I know exactly what the presenter means when he says learning a language should be a "mind-blown" event. It's opening my eyes to an entirely new way of thinking about solving challenges. Absolutely love it, and I feel like I did myself a serious disservice for not learning something like Elixir or Erlang earlier in my career as opposed to always learning just another new imperative language.
I was lucky enough to have learned Erlang in college and I had a similar "mind-blown" experience right in the middle of the lecture hall.
When I use most other languages ever since, there's always a part of me that knows this little piece of the program could be that much more elegant and robust in Erlang...
I found Scala functional programming to be my “mind blown” revelation after 15 years of software. I dislike the ecosystem and the build system but I sure loved the language.
- SQL
- Prolog
- ML (Meta Language)
- Smalltalk
- A surprise bonus language revealed near the end of the talk
Presentation description:
"The 1970’s were a golden age for new programming languages, but do they have any relevance to programming today? Can we still learn from them?"

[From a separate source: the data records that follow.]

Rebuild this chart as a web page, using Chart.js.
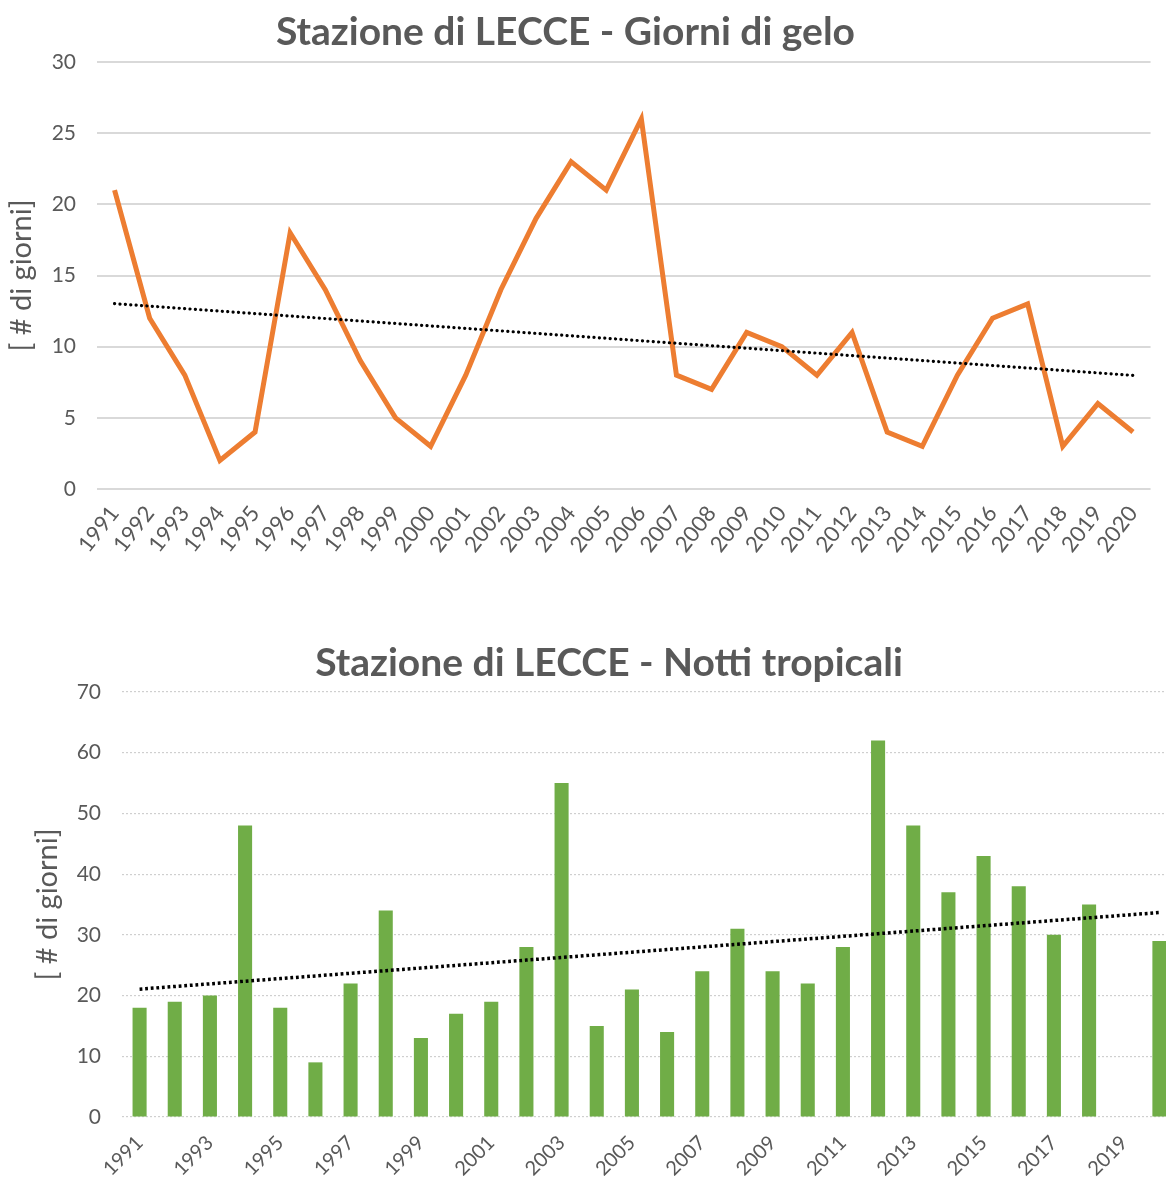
<!DOCTYPE html>
<html>
<head>
<meta charset="utf-8">
<script src="https://cdn.jsdelivr.net/npm/chart.js@4.4.1/dist/chart.umd.min.js"></script>
<style>
  html, body { margin: 0; padding: 0; background: #fff; overflow: hidden; width: 1166px; height: 1182px; position: relative; }
  #geloBox { position: absolute; left: -35px; top: 0; width: 1201px; height: 575px; }
  #nottiBox { position: absolute; left: 0; top: 628px; width: 1218px; height: 554px; }
</style>
</head>
<body>
<div id="geloBox"><canvas id="geloChart"></canvas></div>
<div id="nottiBox"><canvas id="nottiChart"></canvas></div>
<script>
const anni = [
  "1991", "1992", "1993", "1994", "1995", "1996", "1997", "1998", "1999", "2000",
  "2001", "2002", "2003", "2004", "2005", "2006", "2007", "2008", "2009", "2010",
  "2011", "2012", "2013", "2014", "2015", "2016", "2017", "2018", "2019", "2020"
];
const giorniGelo = [21, 12, 8, 2, 4, 18, 14, 9, 5, 3, 8, 14, 19, 23, 21, 26, 8, 7, 11, 10, 8, 11, 4, 3, 8, 12, 13, 3, 6, 4];
const nottiTropicali = [18, 19, 20, 48, 18, 9, 22, 34, 13, 17, 19, 28, 55, 15, 21, 14, 24, 31, 24, 22, 28, 62, 48, 37, 43, 38, 30, 35, 0, 29];
const tickGelo = [0, 5, 10, 15, 20, 25, 30];
const tickNotti = [0, 10, 20, 30, 40, 50, 60, 70];

const FONT = "Lato, 'Open Sans', sans-serif";
const GRIGIO = "#595959";

// retta dei minimi quadrati sugli indici delle categorie
function lineaTendenza(valori) {
  const n = valori.length;
  const mx = (n - 1) / 2;
  const my = valori.reduce((a, b) => a + b, 0) / n;
  let sxy = 0, sxx = 0;
  valori.forEach((v, i) => { sxy += (i - mx) * (v - my); sxx += (i - mx) * (i - mx); });
  const m = sxy / sxx;
  return valori.map((_, i) => my + m * (i - mx));
}

function opzioniBase(cfg) {
  return {
    responsive: true,
    maintainAspectRatio: false,
    animation: false,
    layout: { padding: 0 },
    plugins: {
      legend: { display: false },
      tooltip: { enabled: false },
      title: {
        display: true,
        text: cfg.titolo,
        color: GRIGIO,
        font: { family: FONT, size: 39, weight: "bold" },
        padding: cfg.titlePad
      }
    },
    scales: {
      x: {
        offset: true,
        grid: { display: false, drawTicks: false },
        border: { display: false },
        ticks: {
          color: GRIGIO,
          font: { family: FONT, size: cfg.xFont },
          minRotation: cfg.rot,
          maxRotation: cfg.rot,
          autoSkip: false,
          padding: cfg.xPad
        },
        afterFit: (s) => { s.height = cfg.xHeight; }
      },
      y: {
        min: cfg.ticks[0],
        max: cfg.ticks[cfg.ticks.length - 1],
        grid: {
          color: cfg.gridColor,
          lineWidth: cfg.gridWidth,
          drawTicks: false
        },
        border: { display: false, dash: cfg.gridDash },
        ticks: {
          stepSize: cfg.ticks[1] - cfg.ticks[0],
          color: GRIGIO,
          font: { family: FONT, size: 21 },
          padding: 21
        },
        title: {
          display: true,
          text: "[ # di giorni]",
          color: GRIGIO,
          font: { family: FONT, size: 29 },
          padding: { top: cfg.yTitlePad, bottom: 0 }
        },
        afterFit: (s) => { s.width = cfg.yWidth; }
      },
      // margine destro vuoto: non restringe il titolo come farebbe layout.padding
      margine: {
        type: "linear",
        position: "right",
        grid: { display: false, drawTicks: false },
        border: { display: false },
        ticks: { display: false },
        afterFit: (s) => { s.width = cfg.rightGap; }
      }
    }
  };
}

const geloOpts = opzioniBase({
  titolo: "Stazione di LECCE - Giorni di gelo",
  ticks: tickGelo,
  yWidth: 132,
  yTitlePad: 39,
  rot: 52,
  xFont: 22,
  xHeight: 86,
  xPad: 12,
  rightGap: 12,
  titlePad: { top: 8.6, bottom: 6.6 },
  gridColor: "#d9d9d9",
  gridWidth: 2,
  gridDash: []
});
new Chart(document.getElementById("geloChart"), {
  type: "line",
  data: {
    labels: anni,
    datasets: [
      {
        label: "Tendenza",
        data: lineaTendenza(giorniGelo),
        borderColor: "#000",
        borderWidth: 3.2,
        borderDash: [0.1, 5.3],
        borderCapStyle: "round",
        pointRadius: 0,
        order: 0
      },
      {
        label: "Giorni di gelo",
        data: giorniGelo,
        borderColor: "#ed7d31",
        borderWidth: 5,
        pointRadius: 0,
        tension: 0,
        order: 1
      }
    ]
  },
  options: geloOpts
});

const nottiOpts = opzioniBase({
  titolo: "Stazione di LECCE - Notti tropicali",
  ticks: tickNotti,
  yWidth: 122,
  yTitlePad: 30.6,
  rot: 45,
  xFont: 20,
  xHeight: 65,
  xPad: 14,
  rightGap: 41,
  titlePad: { top: 11.6, bottom: 5.6 },
  gridColor: "#cfcfcf",
  gridWidth: 1.2,
  gridDash: [2, 2]
});
nottiOpts.scales.x.ticks.callback = function (v, i) { return i % 2 === 0 ? this.getLabelForValue(v) : ""; };
new Chart(document.getElementById("nottiChart"), {
  data: {
    labels: anni,
    datasets: [
      {
        type: "line",
        label: "Tendenza",
        data: lineaTendenza(nottiTropicali),
        borderColor: "#000",
        borderWidth: 3.5,
        borderDash: [2.8, 2.8],
        borderCapStyle: "butt",
        pointRadius: 0,
        order: 0
      },
      {
        type: "bar",
        label: "Notti tropicali",
        data: nottiTropicali,
        backgroundColor: "#70ad47",
        categoryPercentage: 1,
        barPercentage: 0.4,
        order: 1
      }
    ]
  },
  options: nottiOpts
});
</script>
</body>
</html>
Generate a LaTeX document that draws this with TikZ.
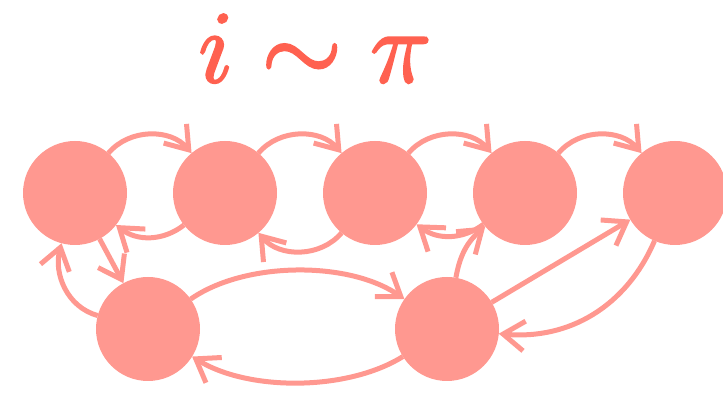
\RequirePackage{fix-cm}
\documentclass[tikz,border=0pt]{standalone}
\usetikzlibrary{arrows.meta}
\definecolor{nodefill}{RGB}{255,152,144}
\definecolor{titlecol}{RGB}{255,97,80}
\begin{document}
\begin{tikzpicture}[x=1pt,y=1pt,
  state/.style={circle, fill=nodefill, minimum size=104pt, inner sep=0pt, outer sep=0pt},
  link/.style={draw=nodefill, line width=5pt, -{Straight Barb[angle=70:26pt]}}]
\useasboundingbox (0,0) rectangle (723,395);
\node[text=titlecol, anchor=base, inner sep=0pt, font=\fontsize{103}{110}\selectfont] (title) at (315,313) {\special{pdf:literal direct 2 Tr 2.4 w}$i \sim \pi$\special{pdf:literal direct 0 Tr 1 w}};
\node[state] (n1) at (75,202) {};
\node[state] (n2) at (225,202) {};
\node[state] (n3) at (375,202) {};
\node[state] (n4) at (525,202) {};
\node[state] (n5) at (675,202) {};
\node[state] (b1) at (148,66) {};
\node[state] (b2) at (447,66) {};
\draw[link] (n1) to[bend left=50] (n2);
\draw[link] (n2) to[bend left=50] (n3);
\draw[link] (n3) to[bend left=50] (n4);
\draw[link] (n4) to[bend left=50] (n5);
\draw[link] (n2) to[bend left=38] (n1);
\draw[link] (n3) to[bend left=50] (n2);
\draw[link] (n4) to[bend left=37] (n3);
\draw[link] (n1) -- (b1);
\draw[link] (b1) to[out=165,in=-105] (n1);
\draw[link] (b1) to[bend left=35, looseness=0.8] (b2);
\draw[link] (b2) to[bend left=32, looseness=0.8] (b1);
\draw[link] (b2) to[bend left=20] (n4);
\draw[link] (b2) -- (n5);
\draw[link] (n5) to[bend left=36] (b2);
\end{tikzpicture}
\end{document}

"In this talk, we’ll look at four languages designed over forty years ago — SQL, Prolog, ML, and Smalltalk — and discuss their philosophy and approach to programming, which is very different from most popular languages today."
Some quotes from the talk:
"So what can we learn from the 1970s? Some interesting things that we haven't really caught up [today]...Pretty much everything that we can think of as modern programming happened in the 1970s"
The following programming paradigms stabilised by the early-1980s: Imperative, Object-oriented, Functional, Symbolic, Logic, Stack-based:
"What's interesting is all these paradigms really solidified by the late 70s and early 80s, and these are the paradigms we still use today. We really haven't progressed that much."